Octavio Quintanilla’s Frontexto project (the term frontexto is a blend of frontera and texto, border/text) began New Year’s Day 2018, when he challenged himself to carve some time out of each day to write. His goal was to write a poem each day in Spanish and post it on social media. Quintanilla’s daily practice quickly incorporated drawing and became an exploration into the relationships of text and image. Quintanilla says of the Frontexto project: “Lyricism and brevity are at the core of these poems. Almost always the text and image correspond in some way. I have started using color/mixed media, which opens more possibilities. I write them in Spanish because why not. I grew up speaking it. Then I was forced to suppress it when I crossed the border.

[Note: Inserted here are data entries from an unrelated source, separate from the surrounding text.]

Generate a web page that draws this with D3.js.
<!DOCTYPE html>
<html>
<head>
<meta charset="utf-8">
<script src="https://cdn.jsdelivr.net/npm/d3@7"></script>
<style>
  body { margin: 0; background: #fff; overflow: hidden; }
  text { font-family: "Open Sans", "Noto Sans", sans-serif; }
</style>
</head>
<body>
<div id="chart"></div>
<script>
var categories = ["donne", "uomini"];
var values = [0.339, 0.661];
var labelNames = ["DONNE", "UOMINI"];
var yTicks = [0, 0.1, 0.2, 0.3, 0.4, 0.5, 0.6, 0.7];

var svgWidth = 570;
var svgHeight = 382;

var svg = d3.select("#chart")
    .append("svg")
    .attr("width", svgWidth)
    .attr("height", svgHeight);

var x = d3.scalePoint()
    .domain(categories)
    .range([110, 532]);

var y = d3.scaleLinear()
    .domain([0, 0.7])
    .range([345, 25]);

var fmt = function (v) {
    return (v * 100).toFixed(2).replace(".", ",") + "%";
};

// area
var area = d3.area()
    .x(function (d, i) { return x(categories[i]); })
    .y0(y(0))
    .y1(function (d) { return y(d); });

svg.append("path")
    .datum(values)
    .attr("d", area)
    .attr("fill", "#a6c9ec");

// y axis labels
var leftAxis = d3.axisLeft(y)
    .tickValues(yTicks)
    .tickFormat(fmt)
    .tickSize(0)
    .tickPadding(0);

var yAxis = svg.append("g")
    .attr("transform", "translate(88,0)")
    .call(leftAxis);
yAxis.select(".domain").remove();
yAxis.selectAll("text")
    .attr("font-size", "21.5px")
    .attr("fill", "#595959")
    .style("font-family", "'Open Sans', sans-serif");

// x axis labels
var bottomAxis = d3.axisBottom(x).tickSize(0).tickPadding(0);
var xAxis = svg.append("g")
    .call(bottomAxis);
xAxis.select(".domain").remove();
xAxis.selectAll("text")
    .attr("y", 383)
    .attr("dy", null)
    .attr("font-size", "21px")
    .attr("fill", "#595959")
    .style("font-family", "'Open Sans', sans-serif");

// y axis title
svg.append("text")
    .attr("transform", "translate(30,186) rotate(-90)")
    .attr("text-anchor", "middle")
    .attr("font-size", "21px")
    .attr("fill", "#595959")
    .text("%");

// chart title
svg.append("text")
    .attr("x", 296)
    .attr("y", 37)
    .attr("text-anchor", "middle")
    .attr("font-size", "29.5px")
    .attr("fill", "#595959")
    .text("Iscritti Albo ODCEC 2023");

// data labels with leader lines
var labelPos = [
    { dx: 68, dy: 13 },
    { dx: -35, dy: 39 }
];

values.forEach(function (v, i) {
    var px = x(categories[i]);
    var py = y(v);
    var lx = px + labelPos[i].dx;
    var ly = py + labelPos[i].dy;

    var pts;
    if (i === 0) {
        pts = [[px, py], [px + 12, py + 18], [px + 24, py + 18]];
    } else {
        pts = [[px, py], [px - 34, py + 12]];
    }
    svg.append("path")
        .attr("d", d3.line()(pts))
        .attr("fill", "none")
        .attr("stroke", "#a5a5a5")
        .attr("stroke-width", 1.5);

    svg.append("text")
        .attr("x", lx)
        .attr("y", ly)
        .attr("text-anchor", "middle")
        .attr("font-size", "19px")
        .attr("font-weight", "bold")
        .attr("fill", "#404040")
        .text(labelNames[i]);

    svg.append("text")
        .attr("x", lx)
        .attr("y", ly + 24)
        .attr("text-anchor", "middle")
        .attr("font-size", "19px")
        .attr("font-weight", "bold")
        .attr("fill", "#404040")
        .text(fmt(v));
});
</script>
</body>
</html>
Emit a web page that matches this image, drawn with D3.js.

It’s staying.”

Connie Voisine is the author of four poetry collections, including Rare High Meadow of Which I Might Dream, a finalist for the LA Times Book Award. Her latest collection, a book-length poem entitled The Bower, asks how a person can come to understand wars and hatreds well enough to explain them truthfully to a child. Voisine says, “Right now, I live 24 miles from a border crossing into Chihuahua, Mexico, and, considering I was born and raised on the US/Canada border, I can’t seem to get away from the conversation about borders. Nor do I want to. Thus, on a Fulbright, I traveled to Belfast, Northern Ireland, a city that has nearly one hundred walls separating one neighborhood from another. That city sharpened my questions of how sectarianism develops and how.”

 

Octavio Quintanilla is the author of the poetry collection If I Go Missing (Slough Press, 2014) and served as the 2018-2020 Poet Laureate of San Antonio, Texas. His poetry, fiction, translations, and photography have appeared, or are forthcoming, in journals such as Poetry Northwest, Salamander, Texas Highways, RHINO, The Rumpus, Alaska Quarterly Review, Pilgrimage, Green Mountains Review, Southwestern American Literature, The Texas Observer, Existere: A Journal of Art & Literature, and elsewhere. Visual poems have been exhibited in several galleries, including Presa House Gallery, Equinox Gallery, and at the Southwest School of Art in San Antonio, Texas. He holds a PhD from the University of North Texas and is the regional editor for Texas Books in Review and poetry editor for The Journal of Latina Critical Feminism and for Voices de la Luna: A Quarterly Literature & Arts Magazine. Octavio teaches literature and creative writing in the MA/MFA program at Our Lady of the Lake University in San Antonio, Texas.
Connect on Instagram: @ writeroctavioquintanilla
Website: octavioquintanilla.com

Connie Voisine’s previous books include Calle Florista and Rare High Meadow of Which I Might Dream, both published by University of Chicago Press. Rare High Meadow was a finalist for the Los Angeles Times Book Award. Her first book, Cathedral of the North, won the AWP Award in Poetry. Poems have appeared in the New Yorker, Poetry magazine, and elsewhere.